◆ YOUR INSTRUCTIONS:
Lines containing the string "this" are to be counted. Write only how many there are.

◆ DATA RECORDS:
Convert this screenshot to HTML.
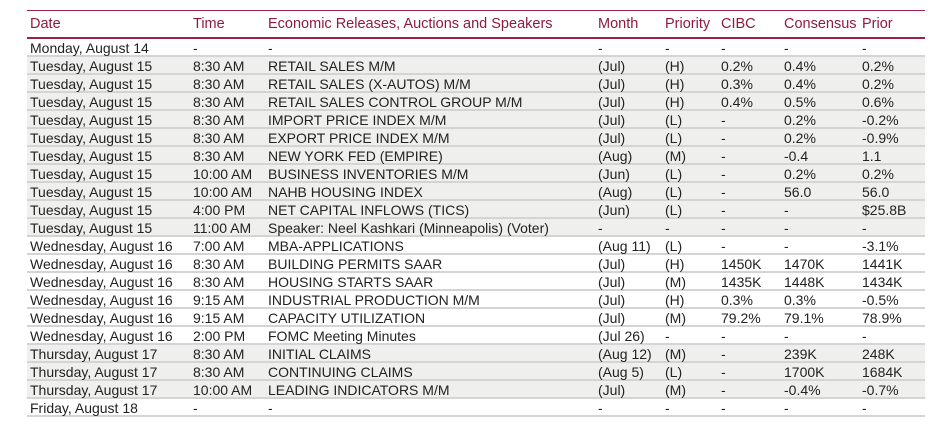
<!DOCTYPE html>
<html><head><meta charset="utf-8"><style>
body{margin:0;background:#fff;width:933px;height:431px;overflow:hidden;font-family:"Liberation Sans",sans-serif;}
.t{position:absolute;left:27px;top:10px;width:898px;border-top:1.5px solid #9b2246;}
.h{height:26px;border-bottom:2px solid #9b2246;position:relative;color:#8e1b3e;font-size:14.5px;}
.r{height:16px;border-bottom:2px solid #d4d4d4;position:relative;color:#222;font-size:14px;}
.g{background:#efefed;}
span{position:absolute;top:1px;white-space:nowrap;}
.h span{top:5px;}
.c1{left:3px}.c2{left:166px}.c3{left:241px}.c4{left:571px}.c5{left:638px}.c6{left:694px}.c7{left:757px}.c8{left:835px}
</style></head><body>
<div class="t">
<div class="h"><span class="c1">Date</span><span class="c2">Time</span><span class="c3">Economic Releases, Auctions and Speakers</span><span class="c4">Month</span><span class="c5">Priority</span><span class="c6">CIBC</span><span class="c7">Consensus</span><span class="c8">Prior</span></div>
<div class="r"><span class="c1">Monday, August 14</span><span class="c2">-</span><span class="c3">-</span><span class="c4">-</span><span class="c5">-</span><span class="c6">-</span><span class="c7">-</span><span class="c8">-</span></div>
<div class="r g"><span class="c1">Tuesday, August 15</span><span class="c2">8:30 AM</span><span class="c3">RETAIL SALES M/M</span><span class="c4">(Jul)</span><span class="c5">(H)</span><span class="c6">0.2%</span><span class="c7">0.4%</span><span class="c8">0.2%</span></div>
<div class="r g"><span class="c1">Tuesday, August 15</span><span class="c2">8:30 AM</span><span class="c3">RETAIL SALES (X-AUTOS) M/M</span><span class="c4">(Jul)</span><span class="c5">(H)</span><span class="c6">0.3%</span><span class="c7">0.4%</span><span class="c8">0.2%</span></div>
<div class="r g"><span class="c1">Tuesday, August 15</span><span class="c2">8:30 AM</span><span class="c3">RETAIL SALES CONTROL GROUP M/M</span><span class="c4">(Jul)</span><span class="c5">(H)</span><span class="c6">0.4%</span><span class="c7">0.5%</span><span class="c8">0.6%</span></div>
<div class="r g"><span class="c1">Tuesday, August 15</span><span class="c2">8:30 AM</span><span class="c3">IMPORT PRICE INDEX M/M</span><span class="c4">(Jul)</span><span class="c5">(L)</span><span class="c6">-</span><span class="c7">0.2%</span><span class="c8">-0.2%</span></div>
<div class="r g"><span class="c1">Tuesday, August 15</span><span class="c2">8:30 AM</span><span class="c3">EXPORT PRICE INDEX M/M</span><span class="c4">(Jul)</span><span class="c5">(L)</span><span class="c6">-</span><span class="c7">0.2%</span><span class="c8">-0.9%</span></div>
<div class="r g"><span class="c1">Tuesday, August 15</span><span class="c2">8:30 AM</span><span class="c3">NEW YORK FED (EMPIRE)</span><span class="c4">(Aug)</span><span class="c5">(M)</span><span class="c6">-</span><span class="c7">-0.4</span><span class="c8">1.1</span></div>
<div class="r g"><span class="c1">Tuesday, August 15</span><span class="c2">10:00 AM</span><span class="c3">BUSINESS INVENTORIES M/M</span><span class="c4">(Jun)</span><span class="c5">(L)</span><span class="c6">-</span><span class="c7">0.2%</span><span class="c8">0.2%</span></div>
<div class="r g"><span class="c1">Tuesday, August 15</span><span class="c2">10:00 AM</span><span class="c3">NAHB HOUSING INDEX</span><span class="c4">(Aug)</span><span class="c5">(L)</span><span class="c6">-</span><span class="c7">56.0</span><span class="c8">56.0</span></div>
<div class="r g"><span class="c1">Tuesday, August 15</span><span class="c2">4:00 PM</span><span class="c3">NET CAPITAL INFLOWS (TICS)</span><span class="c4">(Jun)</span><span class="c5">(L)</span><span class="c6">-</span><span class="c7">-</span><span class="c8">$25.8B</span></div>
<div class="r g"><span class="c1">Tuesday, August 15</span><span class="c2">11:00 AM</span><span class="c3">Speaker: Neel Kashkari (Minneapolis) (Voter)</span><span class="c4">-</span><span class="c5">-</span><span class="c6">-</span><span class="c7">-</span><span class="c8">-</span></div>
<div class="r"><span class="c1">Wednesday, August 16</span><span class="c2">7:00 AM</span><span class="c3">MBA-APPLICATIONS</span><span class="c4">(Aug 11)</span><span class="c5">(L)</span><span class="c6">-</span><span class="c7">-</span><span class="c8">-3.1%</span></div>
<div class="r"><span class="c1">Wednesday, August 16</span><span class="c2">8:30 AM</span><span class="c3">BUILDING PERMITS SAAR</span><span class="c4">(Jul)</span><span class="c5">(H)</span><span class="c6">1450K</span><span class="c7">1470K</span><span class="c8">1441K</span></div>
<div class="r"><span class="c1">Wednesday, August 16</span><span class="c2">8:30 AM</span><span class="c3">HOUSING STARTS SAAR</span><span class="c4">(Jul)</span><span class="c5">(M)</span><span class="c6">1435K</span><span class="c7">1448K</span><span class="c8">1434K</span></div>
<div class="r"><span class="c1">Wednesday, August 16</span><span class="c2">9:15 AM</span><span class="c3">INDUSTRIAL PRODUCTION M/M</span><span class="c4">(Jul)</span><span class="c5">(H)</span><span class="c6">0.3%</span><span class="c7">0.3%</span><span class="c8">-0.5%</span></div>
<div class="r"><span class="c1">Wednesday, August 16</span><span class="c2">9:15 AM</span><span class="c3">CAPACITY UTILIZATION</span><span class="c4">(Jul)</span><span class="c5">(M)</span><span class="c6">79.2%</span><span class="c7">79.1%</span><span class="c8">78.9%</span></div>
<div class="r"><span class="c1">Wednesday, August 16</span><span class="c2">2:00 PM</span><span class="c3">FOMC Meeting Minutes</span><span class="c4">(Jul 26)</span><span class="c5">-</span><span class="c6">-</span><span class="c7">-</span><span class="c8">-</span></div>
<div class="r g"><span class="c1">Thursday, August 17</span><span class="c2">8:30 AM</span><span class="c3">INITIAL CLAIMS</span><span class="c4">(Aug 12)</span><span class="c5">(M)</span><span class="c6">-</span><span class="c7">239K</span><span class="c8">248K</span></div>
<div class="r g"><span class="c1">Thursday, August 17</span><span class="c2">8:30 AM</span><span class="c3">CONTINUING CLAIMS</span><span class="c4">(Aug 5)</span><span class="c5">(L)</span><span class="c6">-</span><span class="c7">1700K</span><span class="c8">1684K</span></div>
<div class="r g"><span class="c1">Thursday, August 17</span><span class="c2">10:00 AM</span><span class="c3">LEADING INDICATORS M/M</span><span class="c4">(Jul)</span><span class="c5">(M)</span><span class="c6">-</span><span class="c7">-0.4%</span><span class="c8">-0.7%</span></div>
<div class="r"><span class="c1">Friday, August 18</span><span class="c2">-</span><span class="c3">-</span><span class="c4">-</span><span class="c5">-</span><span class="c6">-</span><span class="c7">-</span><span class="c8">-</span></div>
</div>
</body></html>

--

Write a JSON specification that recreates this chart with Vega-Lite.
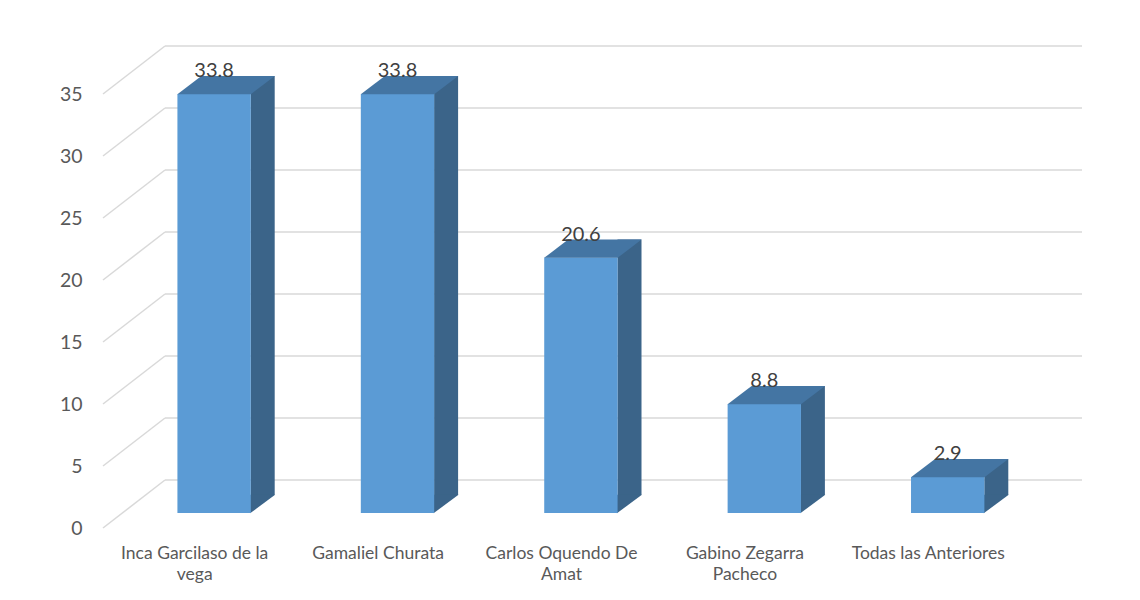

◆ THE RESULT:
2